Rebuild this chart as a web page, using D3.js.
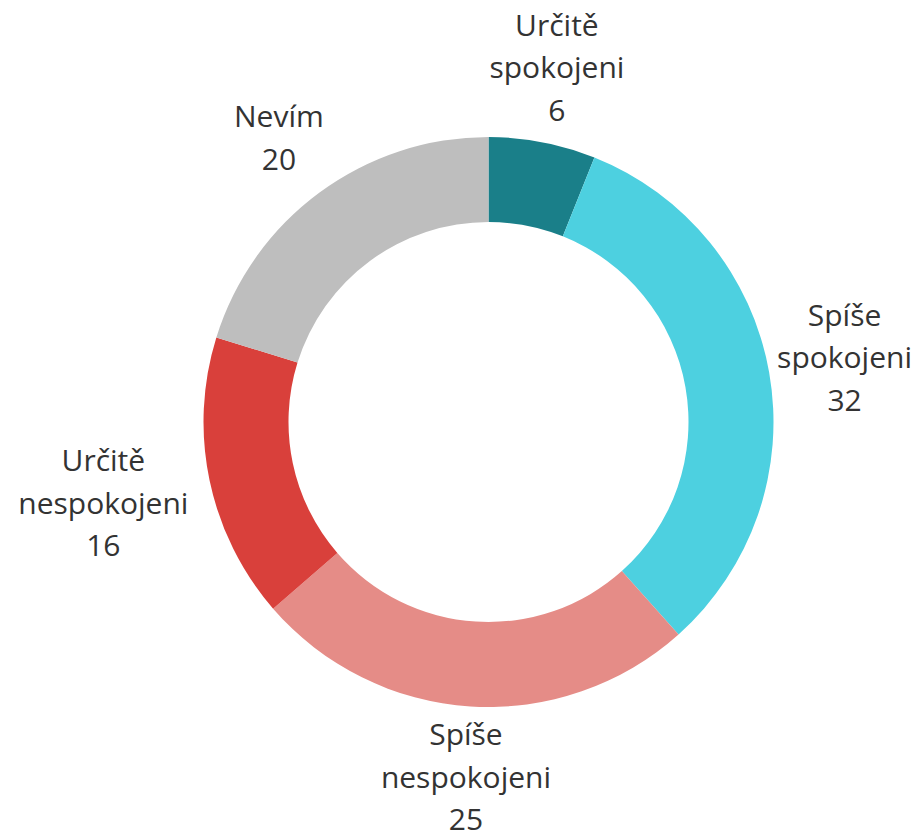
<!DOCTYPE html>
<html><head><meta charset="utf-8">
<script src="https://cdn.jsdelivr.net/npm/d3@7"></script>
<style>html,body{margin:0;padding:0;background:#fff;}</style>
</head><body>
<svg id="chart" width="920" height="834"></svg>
<script>
const categories = [["Určitě","spokojeni"],["Spíše","spokojeni"],["Spíše","nespokojeni"],["Určitě","nespokojeni"],["Nevím"]];
const values = [6, 32, 25, 16, 20];
const colors = ["#1A7F89", "#4DD0E0", "#E58C87", "#D9403B", "#BEBEBE"];

const W = 920, H = 834, cx = 488.5, cy = 422, rOuter = 285, rInner = 200;
const fontSize = 30, lineH = 42.5, labelGap = 16, marginX = 8, marginY = 4;

const svg = d3.select("#chart");
const g = svg.append("g").attr("transform", `translate(${cx},${cy})`);
const data = values.map((v,i)=>({label:categories[i], value:v, color:colors[i]}));
const pie = d3.pie().value(d=>d.value).sort(null);
const arc = d3.arc().innerRadius(rInner).outerRadius(rOuter);
const arcs = pie(data);

g.selectAll("path.slice").data(arcs).join("path")
  .attr("class","slice").attr("d", arc).attr("fill", d=>d.data.color);

const lab = g.selectAll("text.lab").data(arcs).join("text")
  .attr("class","lab")
  .attr("text-anchor","middle")
  .style("font-family","'Open Sans', 'Noto Sans', sans-serif")
  .style("font-size", fontSize+"px")
  .attr("fill","#333333");

lab.each(function(d){
  const t = d3.select(this);
  const lines = d.data.label.concat([String(d.data.value)]);
  const n = lines.length;
  const spans = lines.map(s => t.append("tspan").attr("x",0).text(s));
  const halfW = d3.max(spans, s => s.node().getComputedTextLength()) / 2;
  // visual block: top = first baseline - cap height, bottom = last baseline
  const blockH = (n-1)*lineH + 0.74*fontSize;
  const halfH = blockH / 2;
  const a = (d.startAngle + d.endAngle) / 2;
  const ux = Math.sin(a), uy = -Math.cos(a);
  const target = rOuter + labelGap;
  const dist = (x, y) => {
    const nx = Math.max(x - halfW, Math.min(0, x + halfW));
    const ny = Math.max(y - halfH, Math.min(0, y + halfH));
    return Math.hypot(nx, ny);
  };
  let r = rOuter;
  while (dist(r*ux, r*uy) < target && r < 1000) r += 0.5;
  let x = r*ux, y = r*uy;
  // keep inside the viewport
  x = Math.max(-cx + marginX + halfW, Math.min(W - cx - marginX - halfW, x));
  y = Math.max(-cy + marginY + halfH, Math.min(H - cy - marginY - halfH, y));
  const firstBaseline = y - halfH + 0.74*fontSize;
  spans.forEach((s,i)=> s.attr("x", x).attr("y", firstBaseline + i*lineH));
});
</script>
</body></html>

Set task:
Restate each line from the start of the listing through the line bearing "const fontSize = 30, lineH" word for word. Drop the pictures.

Full output:
Rebuild this chart as a web page, using D3.js.
<!DOCTYPE html>
<html><head><meta charset="utf-8">
<script src="https://cdn.jsdelivr.net/npm/d3@7"></script>
<style>html,body{margin:0;padding:0;background:#fff;}</style>
</head><body>
<svg id="chart" width="920" height="834"></svg>
<script>
const categories = [["Určitě","spokojeni"],["Spíše","spokojeni"],["Spíše","nespokojeni"],["Určitě","nespokojeni"],["Nevím"]];
const values = [6, 32, 25, 16, 20];
const colors = ["#1A7F89", "#4DD0E0", "#E58C87", "#D9403B", "#BEBEBE"];

const W = 920, H = 834, cx = 488.5, cy = 422, rOuter = 285, rInner = 200;
const fontSize = 30, lineH = 42.5, labelGap = 16, marginX = 8, marginY = 4;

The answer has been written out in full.